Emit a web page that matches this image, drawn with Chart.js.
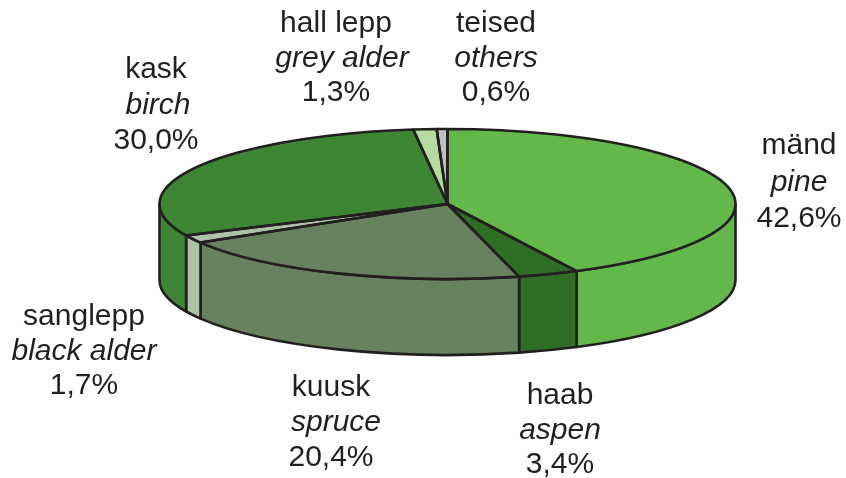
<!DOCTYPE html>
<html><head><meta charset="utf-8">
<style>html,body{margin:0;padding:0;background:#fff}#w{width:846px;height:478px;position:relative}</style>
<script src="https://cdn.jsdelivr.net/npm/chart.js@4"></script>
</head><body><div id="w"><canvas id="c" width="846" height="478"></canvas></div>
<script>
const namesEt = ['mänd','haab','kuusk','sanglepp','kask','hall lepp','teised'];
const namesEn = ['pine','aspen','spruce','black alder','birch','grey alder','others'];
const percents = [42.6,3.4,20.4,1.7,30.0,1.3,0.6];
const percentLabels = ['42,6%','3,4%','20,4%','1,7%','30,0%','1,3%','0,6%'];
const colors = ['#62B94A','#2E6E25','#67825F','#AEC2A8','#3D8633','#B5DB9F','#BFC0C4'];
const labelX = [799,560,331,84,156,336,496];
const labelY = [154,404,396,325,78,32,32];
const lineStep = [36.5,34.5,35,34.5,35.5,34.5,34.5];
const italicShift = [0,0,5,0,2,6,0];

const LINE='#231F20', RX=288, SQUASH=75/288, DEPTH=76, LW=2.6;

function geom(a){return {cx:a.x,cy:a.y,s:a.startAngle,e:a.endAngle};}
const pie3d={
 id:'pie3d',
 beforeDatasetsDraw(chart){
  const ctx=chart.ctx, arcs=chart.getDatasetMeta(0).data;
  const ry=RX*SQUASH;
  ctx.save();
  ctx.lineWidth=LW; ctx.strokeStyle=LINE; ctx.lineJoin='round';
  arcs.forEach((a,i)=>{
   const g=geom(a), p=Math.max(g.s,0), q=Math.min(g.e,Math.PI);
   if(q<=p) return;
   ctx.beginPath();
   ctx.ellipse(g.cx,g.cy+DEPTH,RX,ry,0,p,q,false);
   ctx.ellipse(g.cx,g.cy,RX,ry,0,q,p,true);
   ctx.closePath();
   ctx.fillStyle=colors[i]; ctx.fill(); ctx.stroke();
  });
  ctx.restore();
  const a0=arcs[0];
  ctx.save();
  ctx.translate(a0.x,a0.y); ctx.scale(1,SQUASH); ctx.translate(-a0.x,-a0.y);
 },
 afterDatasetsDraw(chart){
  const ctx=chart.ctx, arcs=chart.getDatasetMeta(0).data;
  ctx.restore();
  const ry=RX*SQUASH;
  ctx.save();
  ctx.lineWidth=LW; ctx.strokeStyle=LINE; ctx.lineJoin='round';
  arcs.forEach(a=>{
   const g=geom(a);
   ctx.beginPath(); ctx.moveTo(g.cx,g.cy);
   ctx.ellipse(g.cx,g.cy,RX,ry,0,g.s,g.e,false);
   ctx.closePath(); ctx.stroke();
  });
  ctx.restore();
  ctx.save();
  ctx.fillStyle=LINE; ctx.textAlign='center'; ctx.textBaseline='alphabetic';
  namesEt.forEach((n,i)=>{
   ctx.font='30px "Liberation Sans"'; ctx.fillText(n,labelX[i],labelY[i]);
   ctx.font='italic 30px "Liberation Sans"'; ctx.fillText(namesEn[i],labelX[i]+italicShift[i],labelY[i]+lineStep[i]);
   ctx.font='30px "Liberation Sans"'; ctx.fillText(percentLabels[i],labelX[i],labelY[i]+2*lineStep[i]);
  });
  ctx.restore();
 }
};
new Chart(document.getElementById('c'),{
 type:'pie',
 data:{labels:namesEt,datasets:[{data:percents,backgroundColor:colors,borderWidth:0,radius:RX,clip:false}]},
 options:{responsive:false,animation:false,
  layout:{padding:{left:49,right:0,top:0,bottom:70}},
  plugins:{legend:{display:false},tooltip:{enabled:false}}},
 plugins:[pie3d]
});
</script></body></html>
:::::
▶ **WHAT YOU HAVE TO DO**:
Copy the material exactly. Do not include the pictures.

▶ **TASK ANSWER**:
Emit a web page that matches this image, drawn with Chart.js.
<!DOCTYPE html>
<html><head><meta charset="utf-8">
<style>html,body{margin:0;padding:0;background:#fff}#w{width:846px;height:478px;position:relative}</style>
<script src="https://cdn.jsdelivr.net/npm/chart.js@4"></script>
</head><body><div id="w"><canvas id="c" width="846" height="478"></canvas></div>
<script>
const namesEt = ['mänd','haab','kuusk','sanglepp','kask','hall lepp','teised'];
const namesEn = ['pine','aspen','spruce','black alder','birch','grey alder','others'];
const percents = [42.6,3.4,20.4,1.7,30.0,1.3,0.6];
const percentLabels = ['42,6%','3,4%','20,4%','1,7%','30,0%','1,3%','0,6%'];
const colors = ['#62B94A','#2E6E25','#67825F','#AEC2A8','#3D8633','#B5DB9F','#BFC0C4'];
const labelX = [799,560,331,84,156,336,496];
const labelY = [154,404,396,325,78,32,32];
const lineStep = [36.5,34.5,35,34.5,35.5,34.5,34.5];
const italicShift = [0,0,5,0,2,6,0];

const LINE='#231F20', RX=288, SQUASH=75/288, DEPTH=76, LW=2.6;

function geom(a){return {cx:a.x,cy:a.y,s:a.startAngle,e:a.endAngle};}
const pie3d={
 id:'pie3d',
 beforeDatasetsDraw(chart){
  const ctx=chart.ctx, arcs=chart.getDatasetMeta(0).data;
  const ry=RX*SQUASH;
  ctx.save();
  ctx.lineWidth=LW; ctx.strokeStyle=LINE; ctx.lineJoin='round';
  arcs.forEach((a,i)=>{
   const g=geom(a), p=Math.max(g.s,0), q=Math.min(g.e,Math.PI);
   if(q<=p) return;
   ctx.beginPath();
   ctx.ellipse(g.cx,g.cy+DEPTH,RX,ry,0,p,q,false);
   ctx.ellipse(g.cx,g.cy,RX,ry,0,q,p,true);
   ctx.closePath();
   ctx.fillStyle=colors[i]; ctx.fill(); ctx.stroke();
  });
  ctx.restore();
  const a0=arcs[0];
  ctx.save();
  ctx.translate(a0.x,a0.y); ctx.scale(1,SQUASH); ctx.translate(-a0.x,-a0.y);
 },
 afterDatasetsDraw(chart){
  const ctx=chart.ctx, arcs=chart.getDatasetMeta(0).data;
  ctx.restore();
  const ry=RX*SQUASH;
  ctx.save();
  ctx.lineWidth=LW; ctx.strokeStyle=LINE; ctx.lineJoin='round';
  arcs.forEach(a=>{
   const g=geom(a);
   ctx.beginPath(); ctx.moveTo(g.cx,g.cy);
   ctx.ellipse(g.cx,g.cy,RX,ry,0,g.s,g.e,false);
   ctx.closePath(); ctx.stroke();
  });
  ctx.restore();
  ctx.save();
  ctx.fillStyle=LINE; ctx.textAlign='center'; ctx.textBaseline='alphabetic';
  namesEt.forEach((n,i)=>{
   ctx.font='30px "Liberation Sans"'; ctx.fillText(n,labelX[i],labelY[i]);
   ctx.font='italic 30px "Liberation Sans"'; ctx.fillText(namesEn[i],labelX[i]+italicShift[i],labelY[i]+lineStep[i]);
   ctx.font='30px "Liberation Sans"'; ctx.fillText(percentLabels[i],labelX[i],labelY[i]+2*lineStep[i]);
  });
  ctx.restore();
 }
};
new Chart(document.getElementById('c'),{
 type:'pie',
 data:{labels:namesEt,datasets:[{data:percents,backgroundColor:colors,borderWidth:0,radius:RX,clip:false}]},
 options:{responsive:false,animation:false,
  layout:{padding:{left:49,right:0,top:0,bottom:70}},
  plugins:{legend:{display:false},tooltip:{enabled:false}}},
 plugins:[pie3d]
});
</script></body></html>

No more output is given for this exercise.